## [Supplied data]
****
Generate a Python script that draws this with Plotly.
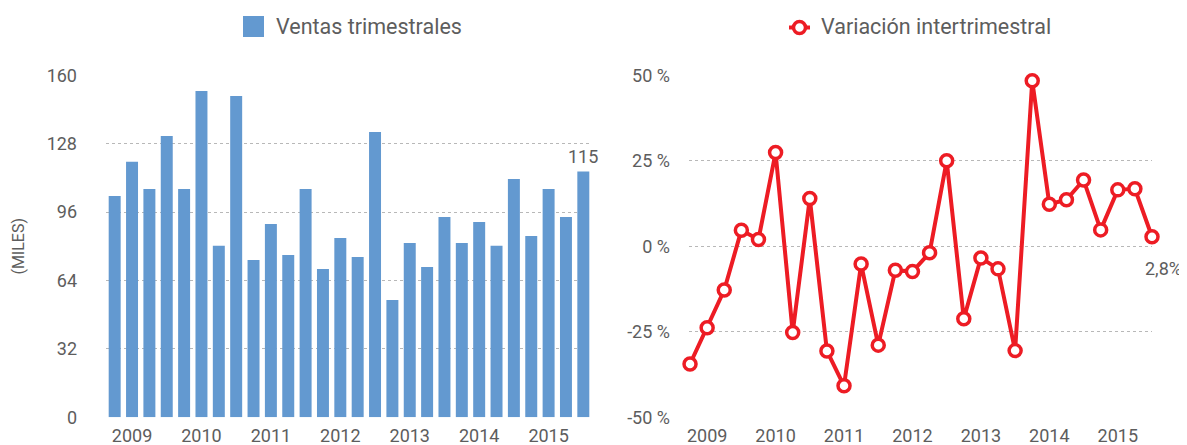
import plotly.graph_objects as go

# the page body adds an 8 px margin, so the figure is drawn 8 px smaller
OFF = 8
W, H = 1187 - OFF, 445 - OFF

quarters = [f"{y}T{q}" for y in range(2009, 2016) for q in range(1, 5)]
year_labels = ["2009", "2010", "2011", "2012", "2013", "2014", "2015"]
year_tick_idx = [1, 5, 9, 13, 17, 21, 25]

ventas = [103.5, 119.5, 106.8, 131.6, 106.8, 152.7, 80.2, 150.3,
          73.6, 90.4, 75.9, 106.8, 69.4, 83.9, 75.0, 133.5,
          54.9, 81.6, 70.3, 93.7, 81.6, 91.4, 80.2, 111.5,
          84.8, 106.8, 93.7, 115.0]

variacion = [-34.4, -23.8, -12.8, 4.7, 2.0, 27.4, -25.2, 14.0,
             -30.6, -40.8, -5.2, -28.9, -7.0, -7.4, -1.9, 25.0,
             -21.2, -3.4, -6.6, -30.5, 48.4, 12.3, 13.6, 19.4,
             4.8, 16.5, 16.8, 2.8]

left_ticks = [0, 32, 64, 96, 128, 160]
right_ticks = [-50, -25, 0, 25, 50]
right_ticktext = ["-50 %", "-25 %", "0 %", "25 %", "50 %"]

BLUE = "#6399d0"
RED = "#ed1c24"
GREY = "#5d5d5d"
GRID = "#b8b8b8"
FONT = "Roboto"

idx = list(range(len(quarters)))

fig = go.Figure()
fig.add_trace(go.Bar(x=idx, y=ventas, marker=dict(color=BLUE, line=dict(width=0)),
                     width=0.69, xaxis="x", yaxis="y", showlegend=False,
                     hoverinfo="y", name="Ventas trimestrales"))
fig.add_trace(go.Scatter(x=idx, y=variacion, mode="lines+markers",
                         line=dict(color=RED, width=4),
                         marker=dict(symbol="circle", size=12, color="white",
                                     line=dict(color=RED, width=3.5)),
                         cliponaxis=False, xaxis="x2", yaxis="y2", showlegend=False,
                         name="Variación intertrimestral"))


def px(x):
    return (x - OFF) / W


def py(y):
    return (H - (y - OFF)) / H


ydom = [py(417.3), py(75.3)]

axis_font = dict(family=FONT, size=18, color=GREY)

fig.update_layout(
    width=W, height=H,
    margin=dict(l=0, r=0, t=0, b=0),
    paper_bgcolor="white", plot_bgcolor="white",
    font=dict(family=FONT, color=GREY),
    xaxis=dict(domain=[px(106), px(592)], range=[-0.5, 27.5],
               tickvals=year_tick_idx, ticktext=year_labels,
               tickfont=axis_font, showgrid=False, zeroline=False,
               showline=False, ticks="", automargin=False, ticklabelstandoff=6),
    yaxis=dict(domain=ydom, range=[0, 160], tickvals=left_ticks,
               tickfont=axis_font, showgrid=True, gridcolor=GRID, griddash="dot",
               gridwidth=1, zeroline=False, showline=False, ticks="",
               automargin=False, ticklabelstandoff=28,
               title=dict(text="(MILES)", font=dict(family=FONT, size=16, color=GREY),
                          standoff=18)),
    xaxis2=dict(domain=[px(689), px(1152)], range=[-0.06, 27.0], anchor="y2",
                tickvals=year_tick_idx, ticktext=year_labels,
                tickfont=axis_font, showgrid=False, zeroline=False,
                showline=False, ticks="", automargin=False, ticklabelstandoff=6),
    yaxis2=dict(domain=ydom, range=[-50, 50], anchor="x2",
                tickvals=right_ticks, ticktext=right_ticktext,
                tickfont=axis_font, showgrid=True, gridcolor=GRID, griddash="dot",
                gridwidth=1, zeroline=False, showline=False, ticks="",
                automargin=False, ticklabelstandoff=18),
)

# value annotations
fig.add_annotation(x=idx[-1], y=ventas[-1], xref="x", yref="y", text="115",
                   showarrow=False, yanchor="bottom", yshift=2,
                   font=dict(family=FONT, size=18, color=GREY))
fig.add_annotation(x=idx[-1], y=variacion[-1], xref="x2", yref="y2",
                   text="2,8%", showarrow=False, yanchor="middle",
                   yshift=-32, xshift=11,
                   font=dict(family=FONT, size=18, color=GREY))

# manual legends
fig.add_shape(type="rect", xref="paper", yref="paper",
              x0=px(243), x1=px(264), y0=py(37), y1=py(16),
              fillcolor=BLUE, line=dict(width=0))
fig.add_annotation(x=px(274), y=py(27), xref="paper", yref="paper",
                   text="Ventas trimestrales", showarrow=False,
                   xanchor="left", yanchor="middle",
                   font=dict(family=FONT, size=21.5, color=GREY))
fig.add_shape(type="line", xref="paper", yref="paper",
              x0=px(789), x1=px(810), y0=py(27.5), y1=py(27.5),
              line=dict(color=RED, width=4))
fig.add_shape(type="circle", xref="paper", yref="paper",
              x0=px(793.5), x1=px(805.5), y0=py(33.5), y1=py(21.5),
              fillcolor="white", line=dict(color=RED, width=3.5))
fig.add_annotation(x=px(819), y=py(27), xref="paper", yref="paper",
                   text="Variación intertrimestral", showarrow=False,
                   xanchor="left", yanchor="middle",
                   font=dict(family=FONT, size=21.5, color=GREY))

fig.write_html("out.html")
****
## [Task instructions]
Retype each line of the listing above word for word. Exclude the pictures.

## [Exercise output]
Generate a Python script that draws this with Plotly.
import plotly.graph_objects as go

# the page body adds an 8 px margin, so the figure is drawn 8 px smaller
OFF = 8
W, H = 1187 - OFF, 445 - OFF

quarters = [f"{y}T{q}" for y in range(2009, 2016) for q in range(1, 5)]
year_labels = ["2009", "2010", "2011", "2012", "2013", "2014", "2015"]
year_tick_idx = [1, 5, 9, 13, 17, 21, 25]

ventas = [103.5, 119.5, 106.8, 131.6, 106.8, 152.7, 80.2, 150.3,
          73.6, 90.4, 75.9, 106.8, 69.4, 83.9, 75.0, 133.5,
          54.9, 81.6, 70.3, 93.7, 81.6, 91.4, 80.2, 111.5,
          84.8, 106.8, 93.7, 115.0]

variacion = [-34.4, -23.8, -12.8, 4.7, 2.0, 27.4, -25.2, 14.0,
             -30.6, -40.8, -5.2, -28.9, -7.0, -7.4, -1.9, 25.0,
             -21.2, -3.4, -6.6, -30.5, 48.4, 12.3, 13.6, 19.4,
             4.8, 16.5, 16.8, 2.8]

left_ticks = [0, 32, 64, 96, 128, 160]
right_ticks = [-50, -25, 0, 25, 50]
right_ticktext = ["-50 %", "-25 %", "0 %", "25 %", "50 %"]

BLUE = "#6399d0"
RED = "#ed1c24"
GREY = "#5d5d5d"
GRID = "#b8b8b8"
FONT = "Roboto"

idx = list(range(len(quarters)))

fig = go.Figure()
fig.add_trace(go.Bar(x=idx, y=ventas, marker=dict(color=BLUE, line=dict(width=0)),
                     width=0.69, xaxis="x", yaxis="y", showlegend=False,
                     hoverinfo="y", name="Ventas trimestrales"))
fig.add_trace(go.Scatter(x=idx, y=variacion, mode="lines+markers",
                         line=dict(color=RED, width=4),
                         marker=dict(symbol="circle", size=12, color="white",
                                     line=dict(color=RED, width=3.5)),
                         cliponaxis=False, xaxis="x2", yaxis="y2", showlegend=False,
                         name="Variación intertrimestral"))


def px(x):
    return (x - OFF) / W


def py(y):
    return (H - (y - OFF)) / H


ydom = [py(417.3), py(75.3)]

axis_font = dict(family=FONT, size=18, color=GREY)

fig.update_layout(
    width=W, height=H,
    margin=dict(l=0, r=0, t=0, b=0),
    paper_bgcolor="white", plot_bgcolor="white",
    font=dict(family=FONT, color=GREY),
    xaxis=dict(domain=[px(106), px(592)], range=[-0.5, 27.5],
               tickvals=year_tick_idx, ticktext=year_labels,
               tickfont=axis_font, showgrid=False, zeroline=False,
               showline=False, ticks="", automargin=False, ticklabelstandoff=6),
    yaxis=dict(domain=ydom, range=[0, 160], tickvals=left_ticks,
               tickfont=axis_font, showgrid=True, gridcolor=GRID, griddash="dot",
               gridwidth=1, zeroline=False, showline=False, ticks="",
               automargin=False, ticklabelstandoff=28,
               title=dict(text="(MILES)", font=dict(family=FONT, size=16, color=GREY),
                          standoff=18)),
    xaxis2=dict(domain=[px(689), px(1152)], range=[-0.06, 27.0], anchor="y2",
                tickvals=year_tick_idx, ticktext=year_labels,
                tickfont=axis_font, showgrid=False, zeroline=False,
                showline=False, ticks="", automargin=False, ticklabelstandoff=6),
    yaxis2=dict(domain=ydom, range=[-50, 50], anchor="x2",
                tickvals=right_ticks, ticktext=right_ticktext,
                tickfont=axis_font, showgrid=True, gridcolor=GRID, griddash="dot",
                gridwidth=1, zeroline=False, showline=False, ticks="",
                automargin=False, ticklabelstandoff=18),
)

# value annotations
fig.add_annotation(x=idx[-1], y=ventas[-1], xref="x", yref="y", text="115",
                   showarrow=False, yanchor="bottom", yshift=2,
                   font=dict(family=FONT, size=18, color=GREY))
fig.add_annotation(x=idx[-1], y=variacion[-1], xref="x2", yref="y2",
                   text="2,8%", showarrow=False, yanchor="middle",
                   yshift=-32, xshift=11,
                   font=dict(family=FONT, size=18, color=GREY))

# manual legends
fig.add_shape(type="rect", xref="paper", yref="paper",
              x0=px(243), x1=px(264), y0=py(37), y1=py(16),
              fillcolor=BLUE, line=dict(width=0))
fig.add_annotation(x=px(274), y=py(27), xref="paper", yref="paper",
                   text="Ventas trimestrales", showarrow=False,
                   xanchor="left", yanchor="middle",
                   font=dict(family=FONT, size=21.5, color=GREY))
fig.add_shape(type="line", xref="paper", yref="paper",
              x0=px(789), x1=px(810), y0=py(27.5), y1=py(27.5),
              line=dict(color=RED, width=4))
fig.add_shape(type="circle", xref="paper", yref="paper",
              x0=px(793.5), x1=px(805.5), y0=py(33.5), y1=py(21.5),
              fillcolor="white", line=dict(color=RED, width=3.5))
fig.add_annotation(x=px(819), y=py(27), xref="paper", yref="paper",
                   text="Variación intertrimestral", showarrow=False,
                   xanchor="left", yanchor="middle",
                   font=dict(family=FONT, size=21.5, color=GREY))

fig.write_html("out.html")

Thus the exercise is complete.